When Ubiquitous—a Colorado native who grew up on acts like Kool Moe Dee, LL Cool J and the Fat Boys as well as metal, punk rock, ska and electronica—moved to Kansas City in 2000, he had already been polishing his rap skills over jungle beats. “I used to rhyme at raves,” he admits. “I guess that’s why I like fast-paced rapping and making really progressive rhymes, stylistically speaking and content-wise.” Though Ces Cru had swelled to include six full-time rappers and had declared membership closed, Godemis was impressed by Ubi’s skills during a recording session and invited him to join the group. As time went on, members moved, moved on, went to jail–leaving just Godemis and Ubiquitous. “These days, it’s just him and I: Aquemini,” jokes Ubi. “We discussed the prospect of admitting other people into the crew, and even really strongly thought about it multiple times. But when it got down to the wire, we were like Nah, it just needs to be me and you. We’re probably done adding members for life and we’re just out here mobbing together.”
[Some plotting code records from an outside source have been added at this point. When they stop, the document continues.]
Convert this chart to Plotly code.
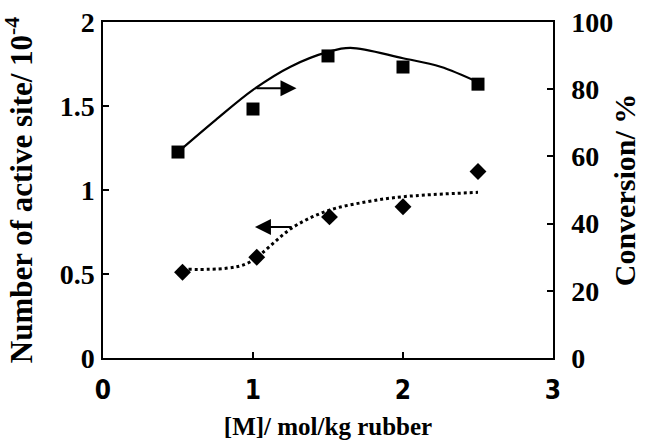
import plotly.graph_objects as go

# Measured data
conc = [0.5, 1.0, 1.5, 2.0, 2.5]                      # [M] mol/kg rubber
conversion = [61.3, 74.1, 89.9, 86.6, 81.5]           # % (right axis, squares)
site_x = [0.53, 1.025, 1.51, 2.0, 2.5]
active_sites = [0.51, 0.60, 0.84, 0.90, 1.11]         # x 10^-4 (left axis, diamonds)

# Trend curves
conv_curve_x = [0.5, 0.75, 1.0, 1.25, 1.5, 1.65, 2.0, 2.25, 2.5]
conv_curve_y = [61.3, 70.8, 79.8, 86.7, 91.1, 92.3, 89.2, 86.7, 82.1]
site_curve_x = [0.57, 0.82, 0.97, 1.27, 1.51, 1.76, 2.0, 2.5]
site_curve_y = [0.528, 0.534, 0.567, 0.78, 0.88, 0.93, 0.96, 0.986]

# Tick labels
x_ticks = [0, 1, 2, 3]
y_ticks = [0, 0.5, 1, 1.5, 2]
y_ticklabels = ["0", "0.5", "1", "1.5", "2"]
y2_ticks = [0, 20, 40, 60, 80, 100]

serif = "Liberation Serif, Times New Roman, serif"
narrow = "Liberation Sans Narrow, DejaVu Sans Condensed, Arial Narrow, Liberation Sans, sans-serif"

fig = go.Figure()
fig.add_trace(go.Scatter(x=conv_curve_x, y=conv_curve_y, mode="lines", yaxis="y2",
                         line=dict(color="black", width=2.2, shape="spline"),
                         hoverinfo="skip"))
fig.add_trace(go.Scatter(x=conc, y=conversion, mode="markers", yaxis="y2",
                         marker=dict(symbol="square", size=13, color="black")))
fig.add_trace(go.Scatter(x=site_curve_x, y=site_curve_y, mode="lines",
                         line=dict(color="black", width=3, dash="3px,3px", shape="spline"),
                         hoverinfo="skip"))
fig.add_trace(go.Scatter(x=site_x, y=active_sites, mode="markers",
                         marker=dict(symbol="diamond", size=13, color="black")))

# Arrows pointing to the relevant axis
fig.add_annotation(x=1.29, y=80.3, ax=1.013, ay=80.3, xref="x", yref="y2",
                   axref="x", ayref="y2", showarrow=True, arrowhead=2,
                   arrowsize=1.6, arrowwidth=2, arrowcolor="black", text="")
fig.add_annotation(x=1.013, y=0.78, ax=1.267, ay=0.78, xref="x", yref="y",
                   axref="x", ayref="y", showarrow=True, arrowhead=2,
                   arrowsize=1.6, arrowwidth=2, arrowcolor="black", text="")

fig.update_layout(
    width=646, height=448,
    margin=dict(l=103, r=93, t=22, b=90),
    paper_bgcolor="white", plot_bgcolor="white",
    showlegend=False,
    xaxis=dict(range=[0, 3], tickvals=x_ticks, ticktext=["<b>%d</b>" % t for t in x_ticks],
               ticks="inside", ticklen=6,
               tickwidth=1.5, tickcolor="black", showline=True, linecolor="black",
               linewidth=1.5, mirror=True, showgrid=False, zeroline=False,
               automargin=False,
               tickfont=dict(family=narrow, size=26, color="black"),
               ticklabelstandoff=8,
               title=dict(text="<b>[M]/ mol/kg rubber</b>",
                          font=dict(family=serif, size=25, color="black"), standoff=14)),
    yaxis=dict(range=[0, 2], tickvals=y_ticks, ticktext=["<b>%s</b>" % t for t in y_ticklabels],
               ticks="inside", ticklen=6, tickwidth=1.5, tickcolor="black",
               showline=True, linecolor="black", linewidth=1.5, showgrid=False,
               zeroline=False, automargin=False, ticklabelstandoff=1,
               tickfont=dict(family=serif, size=28, color="black"),
               title=dict(text="<b>Number of active site/ 10<sup>-4</sup></b>",
                          font=dict(family=serif, size=31, color="black"), standoff=18)),
    yaxis2=dict(range=[0, 100], tickvals=y2_ticks, ticktext=["<b>%d</b>" % t for t in y2_ticks],
                overlaying="y", side="right", ticks="inside", ticklen=6, tickwidth=1.5,
                tickcolor="black", showline=True, linecolor="black", linewidth=1.5,
                showgrid=False, zeroline=False, ticklabelstandoff=11, automargin=False,
                tickfont=dict(family=serif, size=28, color="black"),
                title=dict(text="<b>Conversion/ %</b>",
                           font=dict(family=serif, size=30, color="black"), standoff=2)),
)

fig.write_html("out.html", config={"displayModeBar": False},
               post_script="document.body.style.margin='0';")
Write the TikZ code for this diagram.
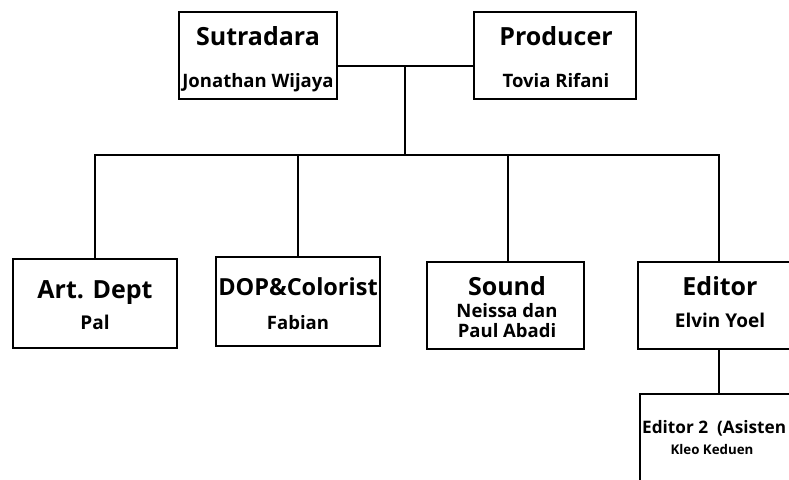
\documentclass[tikz,border=0pt]{standalone}
\usepackage{fontspec}
\setmainfont{Open Sans}
\tikzset{
  box/.style={draw=black, fill=white, line width=2.4pt, inner sep=0pt},
  ttl/.style={font=\fontsize{25}{29}\selectfont\bfseries, inner sep=0pt, anchor=base},
  sub/.style={font=\fontsize{18.5}{22}\selectfont\bfseries, inner sep=0pt, anchor=base},
  wire/.style={draw=black, line width=2.4pt}
}
\begin{document}
\begin{tikzpicture}[x=1pt, y=-1pt]
        \useasboundingbox (0,0) rectangle (789,479);
        \clip (0,0) rectangle (789,479);

        % junction points
        \coordinate (top) at (405,66);
        \coordinate (bus) at (405,155);

        % boxes
        \node[box, minimum width=158pt, minimum height=87pt] (sutradara) at (258,55.5) {};
        \node[box, minimum width=162pt, minimum height=87pt] (producer) at (555,55.5) {};
        \node[box, minimum width=164pt, minimum height=89pt] (art) at (95,303.5) {};
        \node[box, minimum width=164pt, minimum height=89pt] (dop) at (298,301.5) {};
        \node[box, minimum width=157pt, minimum height=87pt] (sound) at (505.5,305.5) {};
        \node[box, minimum width=162pt, minimum height=87pt] (editor) at (719,305.5) {};
        \node[box, minimum width=158pt, minimum height=100pt] (editorb) at (719,444) {};

        % connectors
        \draw[wire] (sutradara.east |- top) -- (producer.west |- top);
        \draw[wire] (top) -- (bus);
        \draw[wire] (art.north) -- (art.north |- bus) -- (editor.north |- bus) -- (editor.north);
        \draw[wire] (dop.north) -- (dop.north |- bus);
        \draw[wire] (sound.north -| 508,0) -- (bus -| 508,0);
        \draw[wire] (editor.south) -- (editorb.north);

        % texts
        \node[ttl] (sutradaraT) at (258,45) {Sutradara};
        \node[sub] (sutradaraN) at (258,87) {Jonathan Wijaya};
        \node[ttl] (producerT) at (556,45) {Producer};
        \node[sub] (producerN) at (556,87) {Tovia Rifani};

        \node[ttl] (artT) at (95,298) {Art. Dept};
        \node[sub, font=\fontsize{19}{22}\selectfont\bfseries] (artN) at (95,329) {Pal};
        \node[ttl, font=\fontsize{23.5}{27}\selectfont\bfseries] (dopT) at (298,295) {DOP\&Colorist};
        \node[sub] (dopN) at (298,329) {Fabian};

        \node[ttl] (soundT) at (507,295) {Sound};
        \node[sub] (soundN) at (507,317) {Neissa dan};
        \node[sub] (soundM) at (507,337) {Paul Abadi};
        \node[ttl] (editorT) at (720,295) {Editor};
        \node[sub, font=\fontsize{19}{22}\selectfont\bfseries] (editorN) at (720,327) {Elvin Yoel};

        \node[sub, font=\fontsize{17.2}{20}\selectfont\bfseries, anchor=base west] (editorbT) at (642,433) {Editor 2\ \ (Asisten};
        \node[sub, font=\fontsize{13.3}{16}\selectfont\bfseries] (editorbN) at (712,454) {Kleo Keduen};
    \end{tikzpicture}
\end{document}
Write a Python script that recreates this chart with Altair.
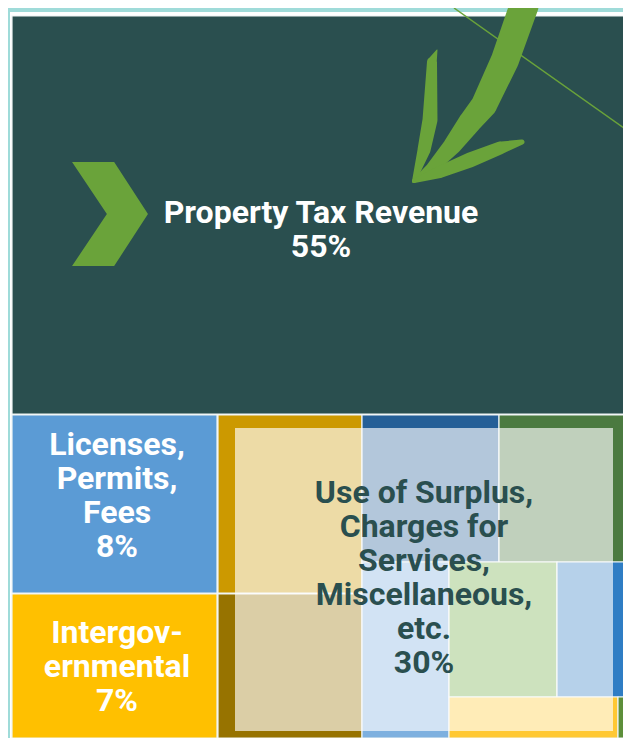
import altair as alt
import pandas as pd

# ---- treemap tiles (layout extents) ----
tile_names = ["Property Tax Revenue", "Licenses, Permits, Fees", "Intergovernmental",
              "Surplus A", "Surplus B", "Charges A", "Charges B", "Services A",
              "Services B", "Misc A", "Misc B", "Misc C"]
tile_x0 = [12, 12, 12, 218, 218, 362, 362, 499, 449, 557, 449, 618]
tile_x1 = [629, 217, 217, 362, 362, 499, 449, 629, 557, 629, 618, 629]
tile_y0 = [16, 415, 594, 415, 594, 415, 562, 415, 562, 562, 697, 697]
tile_y1 = [414, 593, 738, 593, 738, 562, 738, 562, 697, 697, 738, 738]
tile_colors = ["#2a4f4f", "#5b9bd5", "#ffc000", "#cc9900", "#977300", "#255f97",
               "#7eb0df", "#4b7a40", "#70ad47", "#2f7dc4", "#ffc833", "#5d8f3a"]

# frame
frame_x0 = [8, 10]
frame_x1 = [631, 631]
frame_y0 = [8, 12]
frame_y1 = [738, 738]
frame_colors = ["#9fdbd9", "#ffffff"]

# translucent panel over the "other" group
panel_x0 = [235]
panel_x1 = [613]
panel_y0 = [428]
panel_y1 = [731]

# labels
label_text = ["Property Tax Revenue\n55%",
              "Licenses,\nPermits,\nFees\n8%",
              "Intergov-\nernmental\n7%",
              "Use of Surplus,\nCharges for\nServices,\nMiscellaneous,\netc.\n30%"]
label_x = [321, 117, 117, 424]
label_y = [223, 455, 643, 503]
label_colors = ["#ffffff", "#ffffff", "#ffffff", "#2a4f4f"]

# decorative green arrow (trail segments) and thin line
arrow_seg = ["shaft"] * 7 + ["left"] * 5 + ["right"] * 5
arrow_x = [524, 505, 484, 470, 452, 432, 414,
           437, 432, 430, 424, 414,
           522, 500, 470, 440, 414]
arrow_y = [6, 60, 105, 122, 146, 168, 181,
           50, 62, 120, 150, 181,
           142, 148, 160, 172, 181]
arrow_w = [29, 28, 26, 23, 18, 12, 4,
           1, 10, 15, 13, 4,
           5, 13, 15, 12, 4]
line_x = [454, 631]
line_y = [8, 133]
chev_x = [110]
chev_y = [214]

GREEN = "#6aa33a"
LEFT, RIGHT = 8, 623
TOP, BOTTOM = 8, 738
XS = alt.Scale(domain=[LEFT, RIGHT], nice=False, zero=False)
YS = alt.Scale(domain=[BOTTOM, TOP], nice=False, zero=False)

frame_df = pd.DataFrame({"x0": frame_x0, "x1": frame_x1, "y0": frame_y0, "y1": frame_y1, "c": frame_colors})
tiles_df = pd.DataFrame({"name": tile_names, "x0": tile_x0, "x1": tile_x1, "y0": tile_y0, "y1": tile_y1, "c": tile_colors})
panel_df = pd.DataFrame({"x0": panel_x0, "x1": panel_x1, "y0": panel_y0, "y1": panel_y1})
label_df = pd.DataFrame({"t": label_text, "x": label_x, "y": label_y, "c": label_colors})
arrow_df = pd.DataFrame({"seg": arrow_seg, "x": arrow_x, "y": arrow_y, "w": arrow_w, "i": list(range(len(arrow_x)))})
line_df = pd.DataFrame({"x": line_x, "y": line_y})
chev_df = pd.DataFrame({"x": chev_x, "y": chev_y})


def rects(df, **kw):
    return alt.Chart(df).mark_rect(**kw).encode(
        x=alt.X("x0:Q", scale=XS, axis=None), x2="x1:Q",
        y=alt.Y("y0:Q", scale=YS, axis=None), y2="y1:Q",
    )

frame = rects(frame_df).encode(color=alt.Color("c:N", scale=None))
tiles = rects(tiles_df, stroke="#eef3f4", strokeWidth=1.2).encode(color=alt.Color("c:N", scale=None))
panel = rects(panel_df, color="#ffffff", opacity=0.65)

thin = alt.Chart(line_df).mark_line(color=GREEN, strokeWidth=1.5).encode(
    x=alt.X("x:Q", scale=XS, axis=None), y=alt.Y("y:Q", scale=YS, axis=None))

arrow = alt.Chart(arrow_df).mark_trail(color=GREEN).encode(
    x=alt.X("x:Q", scale=XS, axis=None), y=alt.Y("y:Q", scale=YS, axis=None),
    size=alt.Size("w:Q", scale=None), detail="seg:N", order="i:Q")

chev_path = "M -0.73 -1 L 0.08 -1 L 0.73 0 L 0.08 1 L -0.73 1 L -0.06 0 Z"
chev = alt.Chart(chev_df).mark_point(shape=chev_path, filled=True, size=10816,
                                     color=GREEN, opacity=1, strokeWidth=0).encode(
    x=alt.X("x:Q", scale=XS, axis=None), y=alt.Y("y:Q", scale=YS, axis=None))

labels = alt.Chart(label_df).mark_text(font="Roboto", fontWeight="bold", fontSize=32,
                                       lineBreak="\n", lineHeight=34, align="center",
                                       baseline="alphabetic").encode(
    x=alt.X("x:Q", scale=XS, axis=None), y=alt.Y("y:Q", scale=YS, axis=None),
    text="t:N", color=alt.Color("c:N", scale=None))

chart = alt.layer(frame, tiles, panel, thin, arrow, chev, labels).properties(
    width=RIGHT - LEFT, height=BOTTOM - TOP, padding=0, autosize=alt.AutoSizeParams(type="none")
).configure_view(stroke=None)

chart.save("out.html", embed_options={"renderer": "svg", "actions": False})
Together, the duo independently released 2004’s Capture Enemy Soldiers (featuring appearances from former member Sorceress) and The Playground in 2009—both heartfelt, intricate works of beats, rhymes and life that play with music, words and ideas with astounding ease. Since signing with Strange Music at the end of 2011, the duo has released a pair of solo mixtapes—Godemis’ The Deevil and Ubiquitous’ Matter Don’t Money—as well as an EP, 13. Their new release, Constant Energy Struggles, takes everything that has come before it and advances the
argument for hip-hop as a wordsmith’s affair.
Inspired by conspiracy theories, metaphysics and everyday labor pains, Constant Energy Struggles contains lyrical exercises like the Tech N9ne-featured “Juice,” a masterful homage to Rakim’s classic “Juice (Know the Ledge)” and the four-bar patty cake “When Worlds Collide” which finds Godemis being “too fly” before crash-landing and “looking for the black box, FBI search methods/Soul of Saddam, I’m the motherfuckin’ bomb/ Check it: inspiration of Hitler/ Bruce Lee’s work ethic” before Ubiquitous picks up with “Sun Tzu, manifest a Dalai Lama mindstate/Hijack a G6, trippin’ tryna fly straight.”
Produced by longtime collaborators Info Gates and Leonard Dstroy as well as Strange music’s go-to beatmaster, Michael “Seven” Summers and others, Constant Energy Struggles is a well-rounded affair, both musically and topically. The slow blues-rock of “Smoke” and the slight psychedelia of “Confession” address the issues of balance, strife and love within romantic relationships. “Wall E” speaks on the destruction of the Earth: “People pretend like the shit they using just disappears/As if it doesn’t accumulate every fiscal year/ Shit don’t evaporate, vanish without a trace/ There’s a island made of trash, you can spot it from outer space,” raps Godemis.
Closer to home are tracks like the rejoiceful “Shake It Up,” the introspective “Perception” and the menacing “Fuck Me on the Dough”—songs which deal with the ups and downs of blossoming fame: the delight of success, the expectations of fans, the shadiness of promoters. “Constant Energy Struggles comes from real life experiences,” confesses Ubiquitous. “Everything I’m talking about is stuff that actually happened to me in the past or recently.” Nowhere is this more apparent than in the opening number, “Lotus” where Godemis notes that they “came a hell of a way from battling squads, murdering features” and admits that “they might’ve been local forever had Tech not swooped them.”
But Tech N9ne did swoop them. And Constant Energy Struggles signals that Ces Cru is just beginning.